Bu değişimle birlikte kurulan kooperatif örgütlenmesi, yıllardır eczacının çevresini saran kabuğun kırılmasını sağlamış, giderek eczacı örgütlerinde ilerici değişimlere öncü olmuştur. Daha güçlü, daha inançlı bir eczacı toplumu yaratmanın, en azından eczacılar hakkındaki kararların eczacılar dışındaki kişilerin karar verilmesine engel olmaya başlamış, hatta eczacı hakkındaki kararları sadece eczacıların vereceği adımı atmışlardır.

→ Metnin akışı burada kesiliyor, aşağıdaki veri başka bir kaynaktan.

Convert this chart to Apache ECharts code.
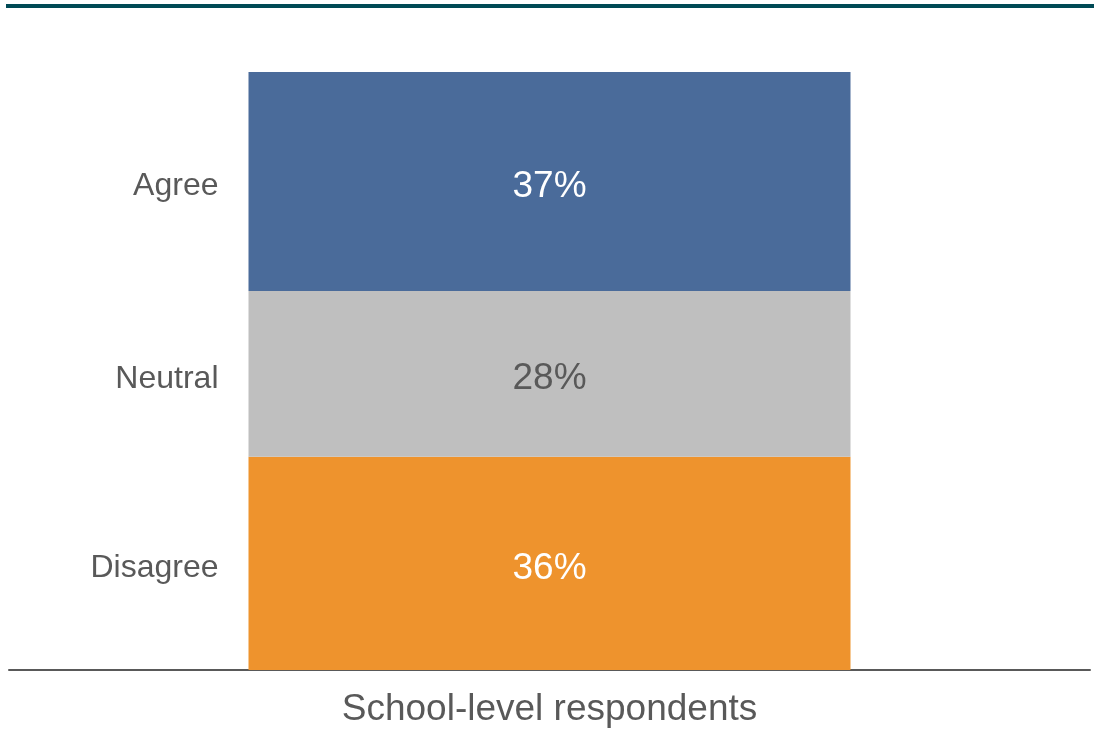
<!DOCTYPE html>
<html>
<head>
<meta charset="utf-8">
<script src="https://cdn.jsdelivr.net/npm/echarts@6/dist/echarts.min.js"></script>
<style>
html, body { margin: 0; padding: 0; background: #fff; }
#topline { position: absolute; left: 6px; right: 0; top: 4px; height: 4px; background: #004a55; }
#chart { width: 1094px; height: 731px; }
</style>
</head>
<body>
<div id="topline"></div>
<div id="chart"></div>
<script>
// data
const categories = ['School-level respondents']
const seriesNames = ['Disagree', 'Neutral', 'Agree']
const disagree = [36]
const neutral = [28]
const agree = [37]
const colors = ['#ee932d', '#bfbfbf', '#4a6b9a']
const labelColors = ['#ffffff', '#595959', '#ffffff']

const values = [disagree, neutral, agree]
const fontFamily = '"Liberation Sans", Arial, sans-serif'

let series = []
// coloured stacked bars with value labels inside
values.forEach(function(v, i) {
    series.push({
        name: seriesNames[i],
        type: 'bar',
        stack: 'main',
        barWidth: 602,
        data: v,
        itemStyle: { color: colors[i] },
        label: {
            show: true,
            position: 'inside',
            offset: [0, 5],
            formatter: '{c}%',
            color: labelColors[i],
            fontSize: 37,
            fontFamily: fontFamily
        }
    })
})
// transparent copy on the second x axis, only to put the names on the left
values.forEach(function(v, i) {
    series.push({
        name: seriesNames[i] + '-name',
        type: 'bar',
        stack: 'names',
        xAxisIndex: 1,
        barWidth: 602,
        data: v,
        silent: true,
        itemStyle: { color: 'transparent' },
        label: {
            show: true,
            position: 'left',
            distance: 30,
            offset: [0, 5],
            formatter: seriesNames[i],
            color: '#595959',
            fontSize: 32,
            fontFamily: fontFamily
        }
    })
})

let chart = echarts.init(document.getElementById('chart'))
chart.setOption({
    animation: false,
    grid: { left: 9, right: 4, top: 72, bottom: 61 },
    xAxis: [
        {
            type: 'category',
            data: categories,
            axisTick: { show: false },
            axisLine: { lineStyle: { color: '#595959', width: 2 } },
            axisLabel: {
                margin: 21,
                color: '#595959',
                fontSize: 37,
                fontFamily: fontFamily
            }
        },
        {
            type: 'category',
            data: categories,
            show: false
        }
    ],
    yAxis: {
        type: 'value',
        min: 0,
        max: 101,
        show: false
    },
    series: series
})
</script>
</body>
</html>
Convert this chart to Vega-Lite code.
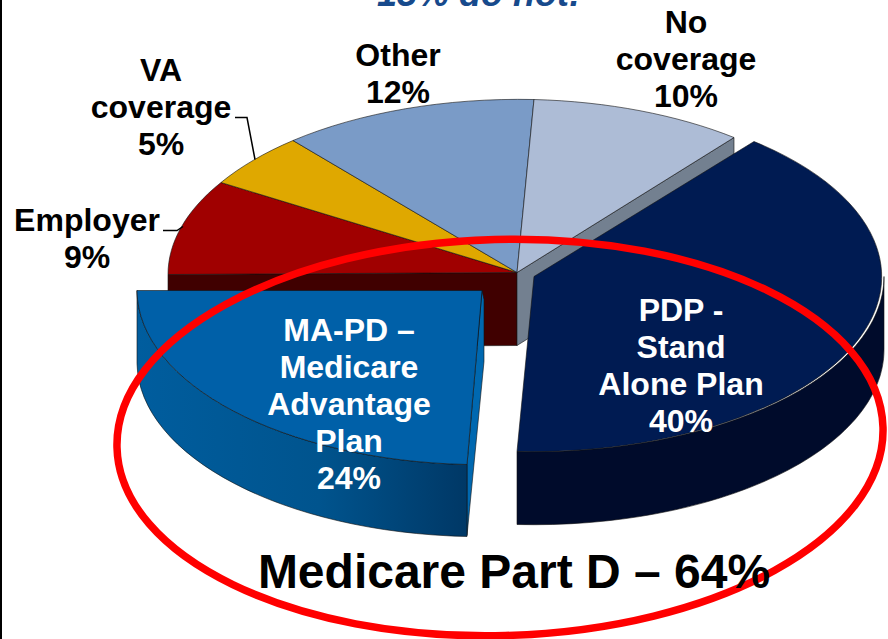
{
  "$schema": "https://vega.github.io/schema/vega-lite/v6.json",
  "width": 888,
  "height": 639,
  "autosize": {"type": "none"},
  "padding": 0,
  "background": "white",
  "view": {"stroke": null},
  "config": {"font": "Liberation Sans"},
  "data": {"values": [
    {"slice": "Employer", "share": 9, "label": "Employer\n9%"},
    {"slice": "VA coverage", "share": 5, "label": "VA\ncoverage\n5%"},
    {"slice": "Other", "share": 12, "label": "Other\n12%"},
    {"slice": "No coverage", "share": 10, "label": "No\ncoverage\n10%"},
    {"slice": "PDP", "share": 40, "label": "PDP -\nStand\nAlone Plan\n40%"},
    {"slice": "MA-PD", "share": 24, "label": "MA-PD –\nMedicare\nAdvantage\nPlan\n24%"}
  ]},
  "resolve": {"scale": {"shape": "independent", "fill": "independent"}},
  "layer": [
    {
      "mark": {"type": "rule", "stroke": "black", "strokeWidth": 2},
      "data": {"values": [{"edge": "frame"}]},
      "encoding": {"x": {"value": 1}}
    },
    {
      "name": "walls",
      "transform": [{"filter": {"field": "slice", "oneOf": ["Employer", "No coverage", "MA-PD"]}}],
      "mark": {"type": "point", "filled": true, "size": 4, "opacity": 1, "stroke": "#101010", "strokeWidth": 0.6},
      "encoding": {
        "shape": {"field": "slice", "type": "nominal", "legend": null, "scale": {
          "domain": ["Employer", "No coverage", "MA-PD"],
          "range": [
            "M73 -47 L-276 -45 L-276 28 L73 26 Z",
            "M73 -47 L290 -182 L290 -109 L73 26 Z",
            "M38 -29 L23 145 L23 216 L40 42 L40 -20 Z"
          ]}},
        "fill": {"field": "slice", "type": "nominal", "legend": null, "scale": {
          "domain": ["Employer", "No coverage", "MA-PD"],
          "range": ["#400000", "#738090", "#0068b0"]}}
      }
    },
    {
      "name": "side PDP",
      "transform": [{"filter": {"field": "slice", "equal": "PDP"}}],
      "mark": {"type": "point", "filled": true, "size": 4, "opacity": 1, "fill": "#000b2b", "stroke": "#101010", "strokeWidth": 0.6},
      "encoding": {
        "shape": {"field": "slice", "type": "nominal", "legend": null, "scale": {
          "domain": ["PDP"],
          "range": ["M440 -43 L440 30 A350 175 0 0 1 73 205 L73 132 A350 175 0 0 0 440 -43 Z"]}}
      }
    },
    {
      "name": "side MA-PD",
      "transform": [{"filter": {"field": "slice", "equal": "MA-PD"}}],
      "mark": {"type": "point", "filled": true, "size": 4, "opacity": 1, "stroke": "#101010", "strokeWidth": 0.6,
        "fill": {"gradient": "linear", "x1": 0, "y1": 0, "x2": 1, "y2": 0, "stops": [
          {"offset": 0, "color": "#005d9e"},
          {"offset": 0.55, "color": "#00548e"},
          {"offset": 1, "color": "#003866"}
        ]}},
      "encoding": {
        "shape": {"field": "slice", "type": "nominal", "legend": null, "scale": {
          "domain": ["MA-PD"],
          "range": ["M-307 -29 A345 175 0 0 0 23 145 L23 217 A345 175 0 0 1 -307 44 Z"]}}
      }
    },
    {
      "name": "tops",
      "mark": {"type": "point", "filled": true, "size": 4, "opacity": 1, "stroke": "#101010", "strokeWidth": 0.6},
      "encoding": {
        "shape": {"field": "slice", "type": "nominal", "legend": null, "scale": {
          "domain": ["Employer", "VA coverage", "Other", "No coverage", "PDP", "MA-PD"],
          "range": [
            "M73 -47 L-276 -45 A350 174 0 0 1 -223 -137 Z",
            "M73 -47 L-223 -137 A350 174 0 0 1 -151 -179 Z",
            "M73 -47 L-151 -179 A350 174 0 0 1 90 -220 Z",
            "M73 -47 L90 -220 A350 174 0 0 1 290 -182 Z",
            "M90 -43 L310 -178 A350 175 0 0 1 73 132 Z",
            "M38 -29 L-307 -29 A345 175 0 0 0 23 145 Z"
          ]}},
        "fill": {"field": "slice", "type": "nominal", "legend": null, "scale": {
          "domain": ["Employer", "VA coverage", "Other", "No coverage", "PDP", "MA-PD"],
          "range": ["#a00000", "#dfa800", "#7a9bc7", "#adbcd6", "#001b52", "#0060a8"]}}
      }
    },
    {
      "name": "leaders",
      "transform": [{"filter": {"field": "slice", "oneOf": ["Employer", "VA coverage"]}}],
      "mark": {"type": "point", "filled": false, "size": 4, "opacity": 1, "stroke": "black", "strokeWidth": 1.5},
      "encoding": {
        "shape": {"field": "slice", "type": "nominal", "legend": null, "scale": {
          "domain": ["Employer", "VA coverage"],
          "range": ["M-281 -89 L-267 -89 L-261 -93", "M-209 -202 L-197 -202 L-189 -160"]}}
      }
    },
    {
      "name": "ring",
      "data": {"values": [{"group": "Medicare Part D", "share": 64, "label": "Medicare Part D – 64%"}]},
      "mark": {"type": "point", "filled": false, "size": 4, "opacity": 1, "stroke": "#ff0000", "strokeWidth": 7.5},
      "encoding": {
        "shape": {"field": "group", "type": "nominal", "legend": null, "scale": {
          "domain": ["Medicare Part D"],
          "range": ["M-327 128 A383 198 -1.5 1 1 439 108 A383 198 -1.5 1 1 -327 128 Z"]}}
      }
    },
    {
      "transform": [{"filter": {"field": "slice", "equal": "Employer"}}],
      "mark": {"type": "text", "font": "Liberation Sans", "fontWeight": "bold", "fontSize": 32, "lineHeight": 37, "lineBreak": "\n", "baseline": "alphabetic", "align": "center", "color": "black"},
      "encoding": {"text": {"field": "label"}, "x": {"value": 87}, "y": {"value": 231}}
    },
    {
      "transform": [{"filter": {"field": "slice", "equal": "VA coverage"}}],
      "mark": {"type": "text", "font": "Liberation Sans", "fontWeight": "bold", "fontSize": 32, "lineHeight": 37, "lineBreak": "\n", "baseline": "alphabetic", "align": "center", "color": "black"},
      "encoding": {"text": {"field": "label"}, "x": {"value": 161}, "y": {"value": 81}}
    },
    {
      "transform": [{"filter": {"field": "slice", "equal": "Other"}}],
      "mark": {"type": "text", "font": "Liberation Sans", "fontWeight": "bold", "fontSize": 32, "lineHeight": 37, "lineBreak": "\n", "baseline": "alphabetic", "align": "center", "color": "black"},
      "encoding": {"text": {"field": "label"}, "x": {"value": 398}, "y": {"value": 66}}
    },
    {
      "transform": [{"filter": {"field": "slice", "equal": "No coverage"}}],
      "mark": {"type": "text", "font": "Liberation Sans", "fontWeight": "bold", "fontSize": 32, "lineHeight": 37, "lineBreak": "\n", "baseline": "alphabetic", "align": "center", "color": "black"},
      "encoding": {"text": {"field": "label"}, "x": {"value": 686}, "y": {"value": 33}}
    },
    {
      "transform": [{"filter": {"field": "slice", "equal": "PDP"}}],
      "mark": {"type": "text", "font": "Liberation Sans", "fontWeight": "bold", "fontSize": 32, "lineHeight": 37, "lineBreak": "\n", "baseline": "alphabetic", "align": "center", "color": "white"},
      "encoding": {"text": {"field": "label"}, "x": {"value": 681}, "y": {"value": 321}}
    },
    {
      "transform": [{"filter": {"field": "slice", "equal": "MA-PD"}}],
      "mark": {"type": "text", "font": "Liberation Sans", "fontWeight": "bold", "fontSize": 32, "lineHeight": 37, "lineBreak": "\n", "baseline": "alphabetic", "align": "center", "color": "white"},
      "encoding": {"text": {"field": "label"}, "x": {"value": 349}, "y": {"value": 341}}
    },
    {
      "data": {"values": [{"label": "Medicare Part D – 64%"}]},
      "mark": {"type": "text", "font": "Liberation Sans", "fontWeight": "bold", "fontSize": 48, "baseline": "alphabetic", "align": "center", "color": "black"},
      "encoding": {"text": {"field": "label"}, "x": {"value": 514}, "y": {"value": 588}}
    },
    {
      "data": {"values": [{"label": "15% do not!"}]},
      "mark": {"type": "text", "font": "Liberation Sans", "fontWeight": "bold", "fontStyle": "italic", "fontSize": 36, "baseline": "alphabetic", "align": "center", "color": "#174a8c"},
      "encoding": {"text": {"field": "label"}, "x": {"value": 479}, "y": {"value": 6}}
    }
  ]
}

Ülkemizde ilk ecza kooperatifi 1978 yılında 22 eczacının bir araya gelmesi ile Manisa’da Eczacı Neşe Gülersoy’un önderliğinde kurulmuştu. Değerli eczacımız bu demokratik önderliğini karanlık güçler tarafından eczanesinin silahla taranması sonucu hayatıyla ödemiştir.
Aynı tarihte Silifke’de lokal anlamda bir kooperatif kurulmuştur. Daha sonra 1979 yılında İzmir, Bursa, Eskişehir ve İstanbul’da geniş eczacı kitlelerini kucaklayan kooperatifler kurulmuştur. 1980 yılında Ankara, Antalya, ve Giresun’da; 1984 yılından itibaren ise Samsun, Trabzon, Sakarya, İçel eczacı kooperatifleri kurulmuştur.

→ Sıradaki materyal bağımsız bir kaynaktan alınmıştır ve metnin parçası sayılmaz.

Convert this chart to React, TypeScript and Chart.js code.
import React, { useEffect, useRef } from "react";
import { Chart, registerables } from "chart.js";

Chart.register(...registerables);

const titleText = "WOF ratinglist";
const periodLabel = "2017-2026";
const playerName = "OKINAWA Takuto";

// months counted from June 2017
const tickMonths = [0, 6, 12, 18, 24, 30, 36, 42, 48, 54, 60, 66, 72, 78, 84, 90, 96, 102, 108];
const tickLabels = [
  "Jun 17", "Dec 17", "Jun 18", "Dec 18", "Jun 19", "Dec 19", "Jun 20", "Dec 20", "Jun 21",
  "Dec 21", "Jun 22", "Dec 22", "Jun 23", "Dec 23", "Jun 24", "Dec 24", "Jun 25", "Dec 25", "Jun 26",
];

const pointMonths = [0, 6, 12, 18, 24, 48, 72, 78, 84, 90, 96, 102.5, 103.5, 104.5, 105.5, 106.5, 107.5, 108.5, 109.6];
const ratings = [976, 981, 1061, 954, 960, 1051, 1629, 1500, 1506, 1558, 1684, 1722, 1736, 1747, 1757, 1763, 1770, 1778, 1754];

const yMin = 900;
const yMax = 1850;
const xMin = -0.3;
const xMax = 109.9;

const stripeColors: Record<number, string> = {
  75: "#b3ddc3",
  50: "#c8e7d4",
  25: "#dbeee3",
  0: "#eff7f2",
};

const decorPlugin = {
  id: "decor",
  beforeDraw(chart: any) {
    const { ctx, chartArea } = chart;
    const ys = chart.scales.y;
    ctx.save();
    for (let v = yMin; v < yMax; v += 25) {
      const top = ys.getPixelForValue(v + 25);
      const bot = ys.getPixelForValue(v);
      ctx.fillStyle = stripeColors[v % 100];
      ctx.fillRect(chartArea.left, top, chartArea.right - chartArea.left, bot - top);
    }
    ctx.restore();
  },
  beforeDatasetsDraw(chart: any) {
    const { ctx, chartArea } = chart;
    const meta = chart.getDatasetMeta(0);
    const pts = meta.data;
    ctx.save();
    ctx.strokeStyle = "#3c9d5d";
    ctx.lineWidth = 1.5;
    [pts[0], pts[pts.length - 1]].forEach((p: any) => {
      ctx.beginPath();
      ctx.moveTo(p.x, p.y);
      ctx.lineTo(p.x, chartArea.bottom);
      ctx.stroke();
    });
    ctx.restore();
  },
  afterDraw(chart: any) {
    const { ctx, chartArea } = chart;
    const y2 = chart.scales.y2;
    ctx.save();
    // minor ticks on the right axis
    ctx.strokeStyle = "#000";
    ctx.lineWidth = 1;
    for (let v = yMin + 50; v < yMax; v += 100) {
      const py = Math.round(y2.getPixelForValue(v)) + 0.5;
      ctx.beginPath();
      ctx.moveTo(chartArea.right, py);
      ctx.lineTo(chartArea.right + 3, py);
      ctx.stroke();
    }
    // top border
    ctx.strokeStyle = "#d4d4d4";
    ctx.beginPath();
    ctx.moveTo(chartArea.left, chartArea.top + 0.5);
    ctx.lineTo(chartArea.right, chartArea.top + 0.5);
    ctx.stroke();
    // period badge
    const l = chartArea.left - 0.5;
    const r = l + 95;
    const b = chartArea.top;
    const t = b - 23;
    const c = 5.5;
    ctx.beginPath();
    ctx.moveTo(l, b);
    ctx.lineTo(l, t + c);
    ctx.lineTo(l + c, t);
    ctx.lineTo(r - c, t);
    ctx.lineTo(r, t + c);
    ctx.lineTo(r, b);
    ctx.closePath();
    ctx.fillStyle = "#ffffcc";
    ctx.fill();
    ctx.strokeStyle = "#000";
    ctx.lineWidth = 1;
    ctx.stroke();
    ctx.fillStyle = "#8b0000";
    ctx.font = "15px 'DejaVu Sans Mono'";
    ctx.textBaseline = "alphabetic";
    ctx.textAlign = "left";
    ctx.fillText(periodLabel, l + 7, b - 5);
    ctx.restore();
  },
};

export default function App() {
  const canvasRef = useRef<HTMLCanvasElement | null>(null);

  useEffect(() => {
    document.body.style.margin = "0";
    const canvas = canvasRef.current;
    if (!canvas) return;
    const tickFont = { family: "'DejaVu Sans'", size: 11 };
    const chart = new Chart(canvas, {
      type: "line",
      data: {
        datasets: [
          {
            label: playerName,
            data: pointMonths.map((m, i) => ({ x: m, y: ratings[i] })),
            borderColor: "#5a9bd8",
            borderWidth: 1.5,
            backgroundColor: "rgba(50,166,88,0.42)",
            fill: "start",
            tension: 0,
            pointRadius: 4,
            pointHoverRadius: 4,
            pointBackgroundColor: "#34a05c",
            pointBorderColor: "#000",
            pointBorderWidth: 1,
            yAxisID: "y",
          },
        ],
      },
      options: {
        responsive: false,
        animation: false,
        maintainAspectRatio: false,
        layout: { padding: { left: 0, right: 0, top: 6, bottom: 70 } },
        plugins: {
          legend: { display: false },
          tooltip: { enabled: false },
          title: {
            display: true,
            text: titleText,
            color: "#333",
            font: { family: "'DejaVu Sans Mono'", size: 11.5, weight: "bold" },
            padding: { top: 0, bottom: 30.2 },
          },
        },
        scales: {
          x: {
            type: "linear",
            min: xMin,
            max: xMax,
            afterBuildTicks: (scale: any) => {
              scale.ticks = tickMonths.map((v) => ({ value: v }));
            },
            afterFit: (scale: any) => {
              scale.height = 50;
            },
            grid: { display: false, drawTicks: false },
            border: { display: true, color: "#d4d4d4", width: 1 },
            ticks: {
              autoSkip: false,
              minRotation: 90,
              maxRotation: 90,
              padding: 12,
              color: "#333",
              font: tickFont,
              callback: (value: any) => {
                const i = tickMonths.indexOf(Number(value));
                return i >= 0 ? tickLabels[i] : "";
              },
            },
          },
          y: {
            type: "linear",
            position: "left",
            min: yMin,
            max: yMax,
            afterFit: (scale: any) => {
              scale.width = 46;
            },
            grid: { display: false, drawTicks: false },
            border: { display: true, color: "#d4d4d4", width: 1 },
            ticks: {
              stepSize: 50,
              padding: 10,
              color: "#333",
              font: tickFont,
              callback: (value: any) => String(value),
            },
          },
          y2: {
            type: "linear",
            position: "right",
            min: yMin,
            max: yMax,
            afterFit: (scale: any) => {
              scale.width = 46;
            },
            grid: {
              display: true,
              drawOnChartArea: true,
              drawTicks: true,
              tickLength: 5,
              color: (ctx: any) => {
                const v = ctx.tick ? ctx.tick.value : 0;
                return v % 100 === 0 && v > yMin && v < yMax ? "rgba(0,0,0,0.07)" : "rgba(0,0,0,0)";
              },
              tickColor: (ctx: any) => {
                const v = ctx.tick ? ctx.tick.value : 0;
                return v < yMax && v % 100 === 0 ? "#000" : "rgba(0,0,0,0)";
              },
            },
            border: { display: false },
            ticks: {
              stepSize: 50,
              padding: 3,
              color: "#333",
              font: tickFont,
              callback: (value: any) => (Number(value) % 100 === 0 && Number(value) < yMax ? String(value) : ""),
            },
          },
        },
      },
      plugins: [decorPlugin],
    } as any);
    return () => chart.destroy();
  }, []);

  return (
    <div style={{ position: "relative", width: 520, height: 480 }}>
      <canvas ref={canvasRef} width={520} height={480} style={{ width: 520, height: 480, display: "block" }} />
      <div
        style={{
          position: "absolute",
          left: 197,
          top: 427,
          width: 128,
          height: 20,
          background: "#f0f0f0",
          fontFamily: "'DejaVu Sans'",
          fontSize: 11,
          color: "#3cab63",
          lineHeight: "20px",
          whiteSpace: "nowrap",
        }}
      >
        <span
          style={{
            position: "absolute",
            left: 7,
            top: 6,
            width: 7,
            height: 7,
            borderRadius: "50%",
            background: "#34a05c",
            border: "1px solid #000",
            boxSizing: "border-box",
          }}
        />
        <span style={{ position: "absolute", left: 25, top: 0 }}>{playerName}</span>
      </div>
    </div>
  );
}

Eczacı kooperatiflerinin kurucuları, ilk dönemlerde kooperatifte ilaç çıkarıp paketleyerek, kendi araçlarıyla sevkiyat yapmışlar, ayrıca kurucular, ilaç firmalarından ilaç temin edebilmek için, kendi senet ve çeklerini firmalara vermişlerdir. Bu kooperatiflerden bazıları çeşitli sıkıntılar ve krizlerden sonra hayatiyetine son vermek zorunda kalmışlardır. Günümüzde, temelleri bu tarihlerde atılan kooperatiflerden 6 eczacı kooperatifi yurdumuzun geniş bir bölgesinde eczacı ortaklarına hizmet vermektedir.Mevcut eczacı kooperatifleri pazarın %12’sine hitap etmektedir.
1989 yılında Ankara’da 11 eczacı kooperatifinin bir araya gelmesiyle Tüm Eczacılar Üretim Temin Dağıtım Kooperatifleri Birliği’ni kurmuşlardır. Bu birlik, 1990 yılında Türkiye Milli Kooperatifler Birliği’ne kurucu üye olarak katılmıştır.

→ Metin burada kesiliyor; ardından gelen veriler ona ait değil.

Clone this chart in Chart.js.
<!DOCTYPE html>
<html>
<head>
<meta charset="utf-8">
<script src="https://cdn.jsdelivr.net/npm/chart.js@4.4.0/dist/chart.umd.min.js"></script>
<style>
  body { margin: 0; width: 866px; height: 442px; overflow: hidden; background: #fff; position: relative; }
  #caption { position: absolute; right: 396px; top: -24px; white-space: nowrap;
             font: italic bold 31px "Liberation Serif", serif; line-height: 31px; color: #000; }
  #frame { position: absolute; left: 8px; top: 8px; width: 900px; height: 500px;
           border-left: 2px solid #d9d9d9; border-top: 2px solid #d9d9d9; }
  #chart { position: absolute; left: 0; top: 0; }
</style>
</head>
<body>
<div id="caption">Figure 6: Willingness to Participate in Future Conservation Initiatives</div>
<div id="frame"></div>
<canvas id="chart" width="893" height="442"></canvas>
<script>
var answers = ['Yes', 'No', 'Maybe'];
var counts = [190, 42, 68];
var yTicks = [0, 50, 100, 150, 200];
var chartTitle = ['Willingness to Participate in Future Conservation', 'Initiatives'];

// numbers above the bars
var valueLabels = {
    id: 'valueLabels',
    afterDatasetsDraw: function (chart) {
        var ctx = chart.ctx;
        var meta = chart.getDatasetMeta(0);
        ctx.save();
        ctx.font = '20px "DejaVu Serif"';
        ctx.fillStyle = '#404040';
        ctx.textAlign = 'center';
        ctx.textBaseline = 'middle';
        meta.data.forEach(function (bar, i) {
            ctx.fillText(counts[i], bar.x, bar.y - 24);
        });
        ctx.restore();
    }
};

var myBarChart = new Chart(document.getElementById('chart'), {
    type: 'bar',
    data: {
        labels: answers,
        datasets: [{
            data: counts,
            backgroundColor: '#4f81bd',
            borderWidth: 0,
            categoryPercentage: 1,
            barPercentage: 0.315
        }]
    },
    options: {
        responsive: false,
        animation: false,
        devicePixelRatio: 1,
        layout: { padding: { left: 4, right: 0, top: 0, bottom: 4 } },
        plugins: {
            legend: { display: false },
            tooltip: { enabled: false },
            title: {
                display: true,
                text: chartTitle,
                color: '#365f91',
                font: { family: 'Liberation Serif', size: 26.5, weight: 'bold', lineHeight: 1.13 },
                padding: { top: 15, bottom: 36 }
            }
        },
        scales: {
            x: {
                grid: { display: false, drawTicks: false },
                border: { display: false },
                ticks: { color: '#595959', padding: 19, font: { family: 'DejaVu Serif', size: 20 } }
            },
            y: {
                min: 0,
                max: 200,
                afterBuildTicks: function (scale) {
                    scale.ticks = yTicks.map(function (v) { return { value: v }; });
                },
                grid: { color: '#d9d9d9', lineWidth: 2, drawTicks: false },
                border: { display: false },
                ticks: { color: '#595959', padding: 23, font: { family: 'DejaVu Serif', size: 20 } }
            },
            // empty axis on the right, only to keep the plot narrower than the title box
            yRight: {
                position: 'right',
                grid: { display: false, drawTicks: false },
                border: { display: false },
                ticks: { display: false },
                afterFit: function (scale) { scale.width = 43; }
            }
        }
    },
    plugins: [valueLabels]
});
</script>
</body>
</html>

Türkiye’de eczacı kooperatiflerinin kurulmasından sonra, alım, satış ve dağıtım safhasında eczacının lehine bir takım gelişmeler ve değişmeler olmuştur. Kooperatifler kurulduğu andan itibaren hiç SÜRSAJ yapmamışlardır ve eczacıya ilacı SÜRSAJSIZ göndermişlerdir. Kooperatiflerden önce; ilaca zam olduğunda özel depolar ilacı, ilaç fiyatlarında sürsaj yaparak eczacıya gönderiyorlardı. Kooperatiflerin kurulması ile depolar da SÜRSAJI kaldırmak zorunda kalmışlardır.
1980’li yıllarda ilaca yılda %100 zam geldiğini hesaplarsak, kooperatiflerin sürsaj yapmamak suretiyle, eczacıya nasıl bir katkı yaptığını açıkça görmekteyiz. Ayrıca kooperatifler sürsaj yapmadığı için diğer depolarda sürsaj yapmamaya başladılar, dolayısıyla kooperatif ortağı olmayan eczanelere de katkısını düşünmeliyiz.
Eczacı Kooperatifleri ile eczacı açısından gelinen noktaya baktığımızda;
– 1978 yılında ecza deposu içeri alınmayan eczacılar, kooperatiflerin kurulmasıyla ecza depolarının sahibi oldular.– Kooperatiflerden önce depolar firmalardan aldığı ilaç fazlasının (mal fazlaları) büyük bir kısmını eczacıya iletmiyorlardı; kooperatifler ise ilaç firmasından aldığı tüm ilaç fazlalarını ortaklarına yansıtıyorlar.
– Kooperatifler ilaç firmalarından aldıkları vade ve tüm satış koşullarını aynen eczacıya iletmişlerdir.
Özetle, eczacı kooperatifleri; ecza ve ilaç sektörünün sağlıklı oluşumuna ve bu sektörün disipline olmasına çok büyük katkıda bulunmuşlardır.